In 2009, Baluchi ran from Los Angeles to New York City again, and now he’s training and planning for his ultimate trip — a run that will traverse every country on the planet — a lifelong dream that even his supporters say probably is out of anyone’s reach.
“Reza doesn’t listen to anyone,” Hyslop said. “He has these outsized ambitions that he sets his mind to. He’s a success above and beyond anyone’s expectations. It’s almost biblical. But you gotta be a little crazy to undertake such an endeavor, right?”
Nowadays the 40-year-old Baluchi lives in a tent, and spends his days training in Death Valley, California. In February 2013, he plans to begin his next run for peace in Jerusalem — the trip that will take him back to where it all started.

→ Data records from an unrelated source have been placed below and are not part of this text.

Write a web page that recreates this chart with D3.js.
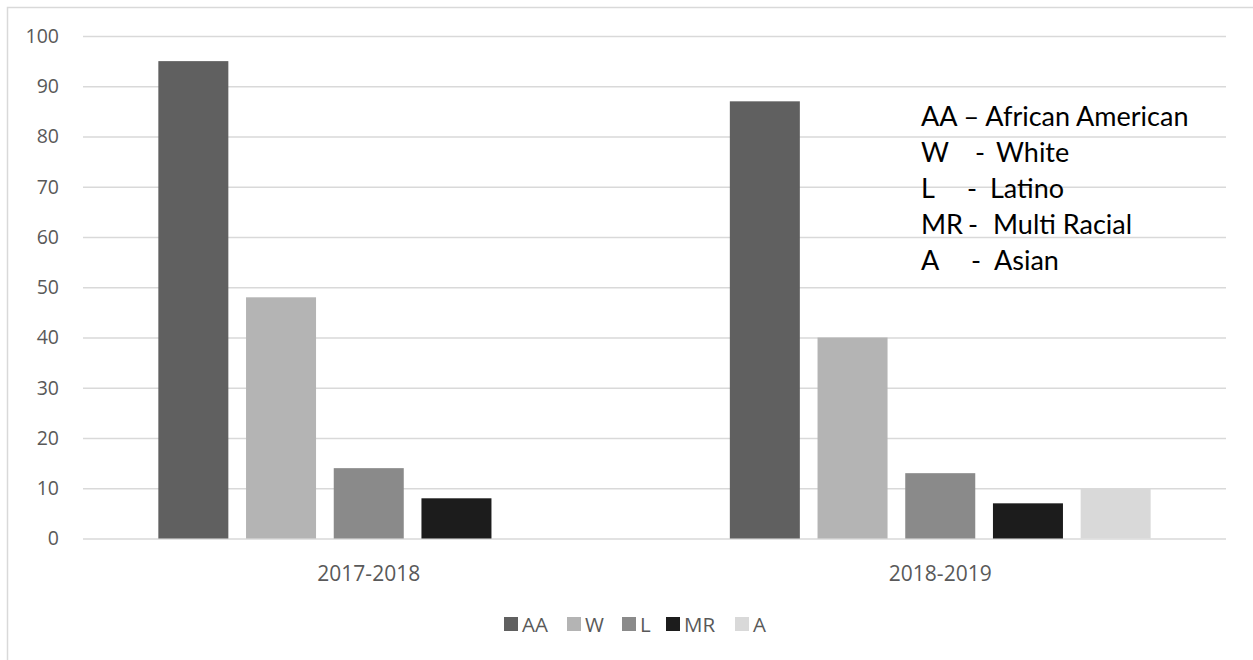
<!DOCTYPE html>
<html>
<head>
<meta charset="utf-8">
<script src="https://cdnjs.cloudflare.com/ajax/libs/d3/7.8.5/d3.min.js"></script>
<style>
  html, body { margin: 0; padding: 0; background: #ffffff; }
  svg { display: block; }
</style>
</head>
<body>
<svg id="chart" width="1253" height="660"></svg>
<script>
// School years on the x axis
const years = ["2017-2018", "2018-2019"];
// Series keys, in legend order
const groups = ["AA", "W", "L", "MR", "A"];
// Values per series, one per school year (null = not reported)
const valuesAA = [95, 87];
const valuesW = [48, 40];
const valuesL = [14, 13];
const valuesMR = [8, 7];
const valuesA = [null, 10];
// Y axis ticks
const yTicks = [0, 10, 20, 30, 40, 50, 60, 70, 80, 90, 100];
// Key explaining the abbreviations
const keyAbbr = ["AA", "W", "L", "MR", "A"];
const keyNames = ["African American", "White", "Latino", "Multi Racial", "Asian"];

const seriesValues = { AA: valuesAA, W: valuesW, L: valuesL, MR: valuesMR, A: valuesA };
const colors = { AA: "#606060", W: "#b4b4b4", L: "#8a8a8a", MR: "#1c1c1c", A: "#d9d9d9" };

const svg = d3.select("#chart");
const plot = { left: 83, right: 1226, top: 36, bottom: 538.5 };
const axisFont = "'Open Sans', 'Noto Sans', sans-serif";

// Chart border
svg.append("rect")
  .attr("x", 7.5).attr("y", 7.5)
  .attr("width", 1260).attr("height", 670)
  .attr("fill", "none").attr("stroke", "#d9d9d9").attr("stroke-width", 1.5);

const y = d3.scaleLinear().domain([0, 100]).range([plot.bottom, plot.top]);
const x0 = d3.scaleBand().domain(years).range([plot.left, plot.right]).padding(0);
const x1 = d3.scaleBand().domain(groups).range([0, x0.bandwidth()])
  .paddingInner(0.2018).paddingOuter(0.859);

// Gridlines + y labels
const yAxis = d3.axisLeft(y).tickValues(yTicks).tickSize(-(plot.right - plot.left)).tickPadding(24);
const gy = svg.append("g").attr("transform", `translate(${plot.left},0)`).call(yAxis);
gy.select(".domain").remove();
gy.selectAll(".tick line").attr("stroke", "#d9d9d9").attr("stroke-width", 1.5);
gy.selectAll(".tick text")
  .attr("fill", "#595959")
  .style("font-family", axisFont)
  .style("font-size", "19.5px");

// Bars
const flat = [];
years.forEach((yr, i) => {
  groups.forEach(g => {
    const v = seriesValues[g][i];
    if (v != null) flat.push({ year: yr, group: g, value: v });
  });
});
svg.append("g").selectAll("rect")
  .data(flat)
  .join("rect")
  .attr("x", d => x0(d.year) + x1(d.group))
  .attr("y", d => y(d.value))
  .attr("width", x1.bandwidth())
  .attr("height", d => y(0) - y(d.value))
  .attr("fill", d => colors[d.group]);

// X category labels
const xAxis = d3.axisBottom(x0).tickSize(0).tickPadding(28);
const gx = svg.append("g").attr("transform", `translate(0,${plot.bottom})`).call(xAxis);
gx.select(".domain").remove();
gx.selectAll(".tick text")
  .attr("fill", "#595959")
  .style("font-family", axisFont)
  .style("font-size", "21px");

// Bottom legend
const legendItems = [
  { key: "AA", x: 504 }, { key: "W", x: 567 }, { key: "L", x: 622 },
  { key: "MR", x: 666 }, { key: "A", x: 735 }
];
const lg = svg.append("g");
legendItems.forEach(it => {
  lg.append("rect").attr("x", it.x).attr("y", 617).attr("width", 14).attr("height", 14)
    .attr("fill", colors[it.key]);
  lg.append("text").attr("x", it.x + 18).attr("y", 631.5)
    .attr("fill", "#595959")
    .style("font-family", axisFont)
    .style("font-size", "20.5px")
    .text(it.key);
});

// Abbreviation key
const keyG = svg.append("g")
  .style("font-family", "Lato, 'Open Sans', sans-serif")
  .style("font-size", "27px")
  .attr("fill", "#000000");
const dashX = [null, 975, 967, 968, 971];
const nameX = [null, 996, 990, 993, 994];
keyAbbr.forEach((ab, i) => {
  const by = 126 + i * 36;
  if (i === 0) {
    keyG.append("text").attr("x", 921).attr("y", by).text(ab + " \u2013 " + keyNames[i]);
  } else {
    keyG.append("text").attr("x", 921).attr("y", by).text(ab);
    keyG.append("text").attr("x", dashX[i]).attr("y", by).text("-");
    keyG.append("text").attr("x", nameX[i]).attr("y", by).text(keyNames[i]);
  }
});
</script>
</body>
</html>
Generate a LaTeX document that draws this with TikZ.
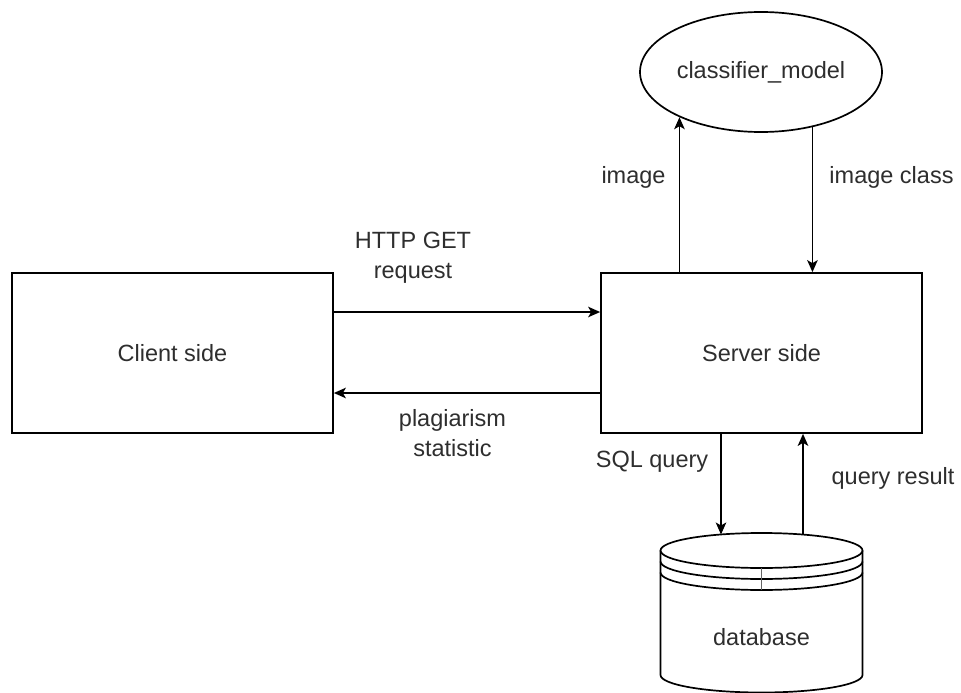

Baluchi, idealistic to the extreme, admits there is a real danger returning to his home country.
“I don’t know if I’ll be able to run freely through Iran. I fear that I might not make it, but I’d like to try and see my mother one last time,” he said.
“Who knows what the regime is going to do,” Hyslop added. “We don’t know how the government feels about him. He could end up a martyr if he’s not careful.”
Despite the risk, Baluchi says he refuses to be distracted from his goal.
“I always wanted to give children around the world hope that anything is possible,” he said.
“Until my heart stops beating, I’ll keep running for peace.”